What’s in a Name?

We love our dogs. Forty-six million of us share our homes with 78 million dogs. So when the constellation Sirius brings us the Dog Days of summer, Bay Weekly goes to the dogs to pander to that audience.
    Chuck or Chester; Cheyenne or Cassie; Mack, Magic, Max or Moe; Nipper or Norman; Roscoe or Rusty; Winston or Whiskey; Brandy or Bourbon; Brown Dog or Bruno; Poncho, Polly, Peaches or Peanuts; Sandy or Sophie; Sugar or Scamp; Snuffy or Sparky; Dexter, Tucker, Cooper or Caper. Slip Mahoney or Snaps, as Allen Delaney called his first dog, here decked out in Delaney’s first wife’s wedding veil …
    Whatever we call our pets, the names we give them reveal the roles we assign them in our lives, according to Veterinary Pet Insurance’s interpretation of its database of more than 485,000 insured pets.
    Max, Bella, Bailey, Buddy, Molly, Lucy, Maggie, Chloe, Daisy, Charlie and Oliver top the list of both dog and cat names.
    “Given that pets are considered family members, it makes sense that pet owners are selecting human-oriented names like Max or Charlie,” supposed company spokesman Curtis Steinhoff.
    Of course, their enrollment in a pet insurance company means those pets are more babied by their humanizing owners than your average come-what-may animal companions.
    Still, the Bay Weekly anthology of pet names bolsters the notion that our pets, especially our dogs, are part of the family. Most of our dogs bear human names, if not exactly the ones we’d give to our children.    Movie reviewer and calendar editor Diana Beechener, named for Princess Diana, bestowed the name of a favorite movie character on her wire-haired fox terrier. She might, she said, want to call a kid Soze (short for Keyser Soze from The Usual Suspects), but she thought a dog might bear the name better.
    My Max and Moe are also family names, the beginning and end of Uncle Massimo Olivetti’s first name. Husband Bill Lambrecht would gladly have given either (or both) to kids, except we had dogs instead.
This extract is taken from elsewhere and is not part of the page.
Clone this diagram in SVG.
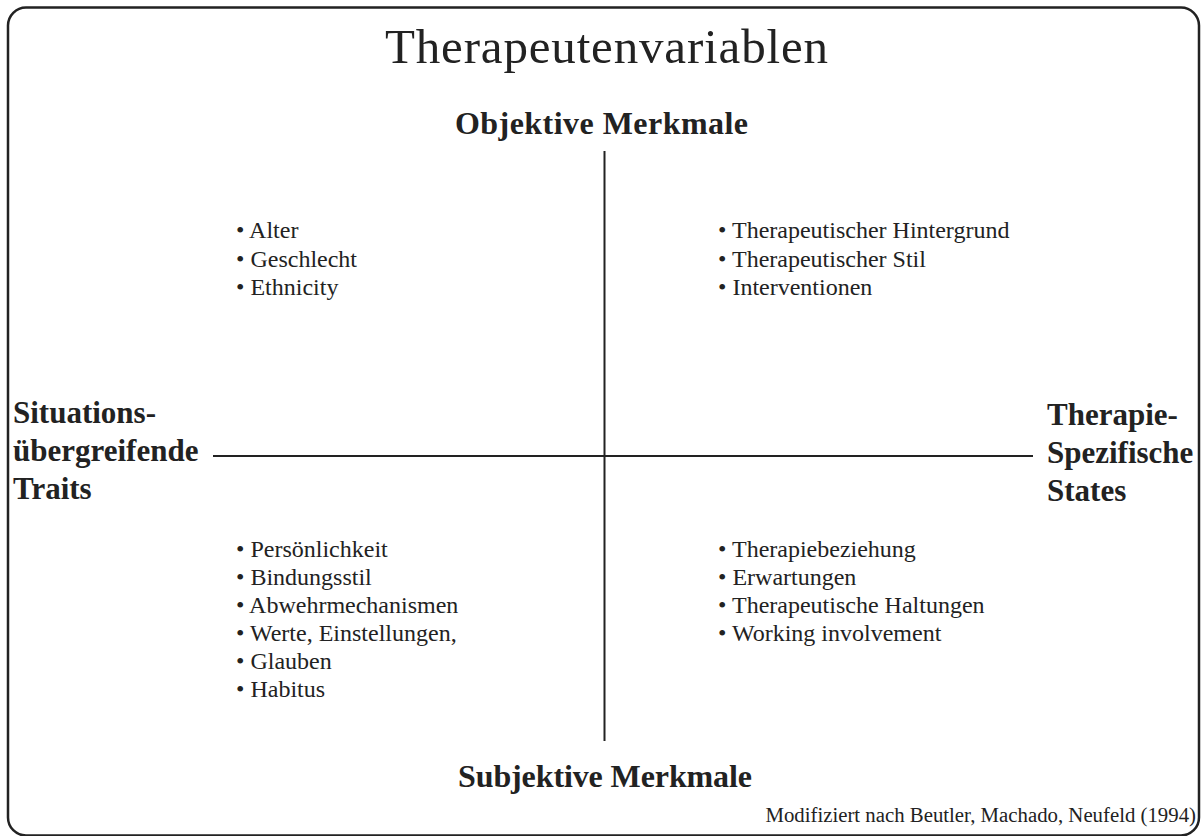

    I don’t know whether Uncle Max would have considered it an honor to share his name with dogs; he didn’t live to hear the connection. However, my mother Elsa couldn’t bear to name a pet after her brother Max, even when her beloved son-in-law Bill made the suggestion.
    Mother’s childless great friend Kay King, my godmother, named most of her dogs after girlfriends. There was always a Lindy and a Ginny, but somehow never an Elsa.
    Even sound-alikes can be too much to bear. Writer Sandy Anderson’s daughter changed a puppy’s name from Mandy to Nikki because her mother “was tired of thinking she was being yelled at.”
    Diana’s mother’s longtime friend Eve, on the other hand, probably thought it swell that a fox terrier she bred shared her name.
    All those Sophies, Chloes and Bellas — the names of girls both pretty and classy — must have alter-ego projections, don’t you think? Sporting Life columnist Dennis Doyle, companion of German shorthaired pointer Sophie, hasn’t answered me on that one.
    Before we started naming our dogs for people, we gave them the names of qualities we admire. Fido for fidelity; Lance for heroism; Lucky for a talisman; Phantom or Shadow for stealth; Trusty for dependability; Pal or Buddy for friendship.
    Bill Clinton named his chocolate Lab Buddy because, as President Harry Truman said, If you want a friend in Washington, get a dog.
    Thinking of Bill Clinton reminds me that dogs’ virtues aren’t the only qualities we admire, judging by the names we give our dogs. Rascal, Scamp, Caper, Bandit are all part of the anthology, proving we like it when our dog has spunk (Spunky) and spark (Sparky).
    Comedy and irony are part of the inspiration for a good dog name, if not always a good dog’s name. Husband Bill gave Slip Mahoney the perfect moniker for a beagle-German shepherd mix whose joy in life was giving everybody the slip while generally behaving like a Bowery Boy.
    It wasn’t for good looks that mother named my beloved childhood pound-pooch Fuddy Duddy.
    The naming impulse also rises from qualities too pronounced to be overlooked. It doesn’t take much guessing to figure how Nipper got his name. Brown Dog is another of those clear giveaways. Like Spot. Except the last Spot I knew was an all-white bichon frise.
    Sometimes, we just want to have fun, and nobody knows better than a dog how to have fun.
    That must be the impulse behind the names Coconut and the loan shark Chili Palmer, coonhounds belonging to dear friends of new ad rep Anje Sand.
    Cat names? Now that’s another story and one we promise to tell you another day.